## Written request
Write out the data below in full, unchanged, minus the images.

## Given information
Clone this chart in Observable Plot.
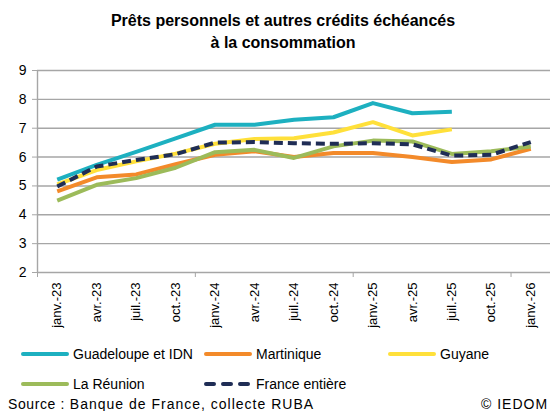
<!DOCTYPE html>
<html><head><meta charset="utf-8">
<script src="https://cdn.jsdelivr.net/npm/d3@7"></script>
<script src="https://cdn.jsdelivr.net/npm/@observablehq/plot@0.6"></script>
<style>
body{margin:0;background:#fff;font-family:"Liberation Sans",Arial,sans-serif;color:#000}
#wrap{position:relative;width:553px;height:411px;overflow:hidden;background:#fff}
#title{position:absolute;left:0;width:566px;top:10px;text-align:center;font-weight:bold;font-size:16px;line-height:22px}
#unit{position:absolute;left:38px;top:53px;font-style:italic;font-size:14px}
#chart{position:absolute;left:0;top:50px}
.leg{position:absolute;display:flex;align-items:center;font-size:14px;white-space:nowrap}
.leg svg{margin-right:3px}
#source{position:absolute;left:8px;top:396px;font-size:14px;white-space:nowrap;letter-spacing:1px}
#source span{letter-spacing:0.6px}
#copy{position:absolute;left:481px;top:396px;font-size:14px;white-space:nowrap;letter-spacing:1px}
</style></head>
<body><div id="wrap">
<div id="title">Prêts personnels et autres crédits échéancés<br>à la consommation</div>
<div id="unit">En %</div>
<div id="chart"></div>
<div id="legend"></div>
<div id="source"><span>Source :</span> Banque de France, collecte RUBA</div>
<div id="copy">© IEDOM</div>
</div>
<script>
const labels = ["janv.-23","avr.-23","juil.-23","oct.-23","janv.-24","avr.-24","juil.-24","oct.-24","janv.-25","avr.-25","juil.-25","oct.-25","janv.-26"];
const guadeloupe = [5.22,5.73,6.18,6.65,7.12,7.12,7.29,7.38,7.87,7.52,7.57,null,null];
const martinique = [4.81,5.30,5.40,5.75,6.08,6.20,6.00,6.14,6.14,6.00,5.83,5.92,6.29];
const guyane     = [5.05,5.55,5.85,6.12,6.46,6.63,6.65,6.85,7.21,6.75,6.96,null,null];
const reunion    = [4.49,5.04,5.27,5.63,6.17,6.25,5.97,6.37,6.57,6.54,6.11,6.20,6.37];
const france     = [4.98,5.67,5.90,6.10,6.50,6.52,6.48,6.46,6.48,6.44,6.05,6.08,6.52];
const yTicks = [2,3,4,5,6,7,8,9];

const series = [
  {name:"Guadeloupe et IDN", values:guadeloupe, color:"#1DB0C0", dash:null},
  {name:"Martinique", values:martinique, color:"#F38A2A", dash:null},
  {name:"Guyane", values:guyane, color:"#FFE03A", dash:null},
  {name:"La Réunion", values:reunion, color:"#9CBB5A", dash:null},
  {name:"France entière", values:france, color:"#1F2D55", dash:"9,5"}
];
const legendPos = [
  {left:20, top:345},{left:203, top:345},{left:387, top:345},
  {left:20, top:375},{left:203, top:375}
];

const grid = "#a6a6a6";
const chart = Plot.plot({
  width:553, height:290,
  marginTop:20, marginBottom:68, marginLeft:37, marginRight:3,
  x:{type:"linear", domain:[-0.5, labels.length-0.5]},
  y:{domain:[yTicks[0], yTicks[yTicks.length-1]]},
  style:{fontFamily:"'Liberation Sans', Arial, sans-serif", color:"#000", background:"#fff"},
  marks:[
    Plot.gridY(yTicks, {stroke:grid, strokeOpacity:1, strokeWidth:1.4}),
    Plot.ruleX([-0.5], {stroke:grid, strokeWidth:1.4}),
    Plot.axisY(yTicks, {tickSize:5, tickPadding:6, fontSize:14, stroke:grid, fill:"#000"}),
    Plot.axisX(d3.range(labels.length), {tickSize:0, tickPadding:10, tickRotate:-90, fontSize:13, fill:"#000", tickFormat:i=>labels[i]}),
    Plot.axisX(d3.range(-0.5, labels.length, 4), {tickSize:5, stroke:grid, tickFormat:()=>""}),
    ...series.map(s => Plot.lineY(s.values, {
      x:(d,i)=>i, y:d=>d, stroke:s.color, strokeWidth:4,
      strokeDasharray:s.dash, strokeLinejoin:"round", strokeLinecap:"butt"
    }))
  ]
});
document.getElementById("chart").appendChild(chart);

const legend = document.getElementById("legend");
series.forEach((s, k) => {
  const div = document.createElement("div");
  div.className = "leg";
  div.style.left = legendPos[k].left + "px";
  div.style.top = legendPos[k].top + "px";
  const dash = s.dash ? 'stroke-dasharray="8,9"' : '';
  div.innerHTML = `<svg width="50" height="18"><line x1="3" x2="47" y1="9" y2="9" stroke="${s.color}" stroke-width="4" stroke-linecap="round" ${dash}/></svg><span>${s.name}</span>`;
  legend.appendChild(div);
});
</script>
</body></html>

## Result for this exercise
Clone this chart in Observable Plot.
<!DOCTYPE html>
<html><head><meta charset="utf-8">
<script src="https://cdn.jsdelivr.net/npm/d3@7"></script>
<script src="https://cdn.jsdelivr.net/npm/@observablehq/plot@0.6"></script>
<style>
body{margin:0;background:#fff;font-family:"Liberation Sans",Arial,sans-serif;color:#000}
#wrap{position:relative;width:553px;height:411px;overflow:hidden;background:#fff}
#title{position:absolute;left:0;width:566px;top:10px;text-align:center;font-weight:bold;font-size:16px;line-height:22px}
#unit{position:absolute;left:38px;top:53px;font-style:italic;font-size:14px}
#chart{position:absolute;left:0;top:50px}
.leg{position:absolute;display:flex;align-items:center;font-size:14px;white-space:nowrap}
.leg svg{margin-right:3px}
#source{position:absolute;left:8px;top:396px;font-size:14px;white-space:nowrap;letter-spacing:1px}
#source span{letter-spacing:0.6px}
#copy{position:absolute;left:481px;top:396px;font-size:14px;white-space:nowrap;letter-spacing:1px}
</style></head>
<body><div id="wrap">
<div id="title">Prêts personnels et autres crédits échéancés<br>à la consommation</div>
<div id="unit">En %</div>
<div id="chart"></div>
<div id="legend"></div>
<div id="source"><span>Source :</span> Banque de France, collecte RUBA</div>
<div id="copy">© IEDOM</div>
</div>
<script>
const labels = ["janv.-23","avr.-23","juil.-23","oct.-23","janv.-24","avr.-24","juil.-24","oct.-24","janv.-25","avr.-25","juil.-25","oct.-25","janv.-26"];
const guadeloupe = [5.22,5.73,6.18,6.65,7.12,7.12,7.29,7.38,7.87,7.52,7.57,null,null];
const martinique = [4.81,5.30,5.40,5.75,6.08,6.20,6.00,6.14,6.14,6.00,5.83,5.92,6.29];
const guyane     = [5.05,5.55,5.85,6.12,6.46,6.63,6.65,6.85,7.21,6.75,6.96,null,null];
const reunion    = [4.49,5.04,5.27,5.63,6.17,6.25,5.97,6.37,6.57,6.54,6.11,6.20,6.37];
const france     = [4.98,5.67,5.90,6.10,6.50,6.52,6.48,6.46,6.48,6.44,6.05,6.08,6.52];
const yTicks = [2,3,4,5,6,7,8,9];

const series = [
  {name:"Guadeloupe et IDN", values:guadeloupe, color:"#1DB0C0", dash:null},
  {name:"Martinique", values:martinique, color:"#F38A2A", dash:null},
  {name:"Guyane", values:guyane, color:"#FFE03A", dash:null},
  {name:"La Réunion", values:reunion, color:"#9CBB5A", dash:null},
  {name:"France entière", values:france, color:"#1F2D55", dash:"9,5"}
];
const legendPos = [
  {left:20, top:345},{left:203, top:345},{left:387, top:345},
  {left:20, top:375},{left:203, top:375}
];

const grid = "#a6a6a6";
const chart = Plot.plot({
  width:553, height:290,
  marginTop:20, marginBottom:68, marginLeft:37, marginRight:3,
  x:{type:"linear", domain:[-0.5, labels.length-0.5]},
  y:{domain:[yTicks[0], yTicks[yTicks.length-1]]},
  style:{fontFamily:"'Liberation Sans', Arial, sans-serif", color:"#000", background:"#fff"},
  marks:[
    Plot.gridY(yTicks, {stroke:grid, strokeOpacity:1, strokeWidth:1.4}),
    Plot.ruleX([-0.5], {stroke:grid, strokeWidth:1.4}),
    Plot.axisY(yTicks, {tickSize:5, tickPadding:6, fontSize:14, stroke:grid, fill:"#000"}),
    Plot.axisX(d3.range(labels.length), {tickSize:0, tickPadding:10, tickRotate:-90, fontSize:13, fill:"#000", tickFormat:i=>labels[i]}),
    Plot.axisX(d3.range(-0.5, labels.length, 4), {tickSize:5, stroke:grid, tickFormat:()=>""}),
    ...series.map(s => Plot.lineY(s.values, {
      x:(d,i)=>i, y:d=>d, stroke:s.color, strokeWidth:4,
      strokeDasharray:s.dash, strokeLinejoin:"round", strokeLinecap:"butt"
    }))
  ]
});
document.getElementById("chart").appendChild(chart);

const legend = document.getElementById("legend");
series.forEach((s, k) => {
  const div = document.createElement("div");
  div.className = "leg";
  div.style.left = legendPos[k].left + "px";
  div.style.top = legendPos[k].top + "px";
  const dash = s.dash ? 'stroke-dasharray="8,9"' : '';
  div.innerHTML = `<svg width="50" height="18"><line x1="3" x2="47" y1="9" y2="9" stroke="${s.color}" stroke-width="4" stroke-linecap="round" ${dash}/></svg><span>${s.name}</span>`;
  legend.appendChild(div);
});
</script>
</body></html>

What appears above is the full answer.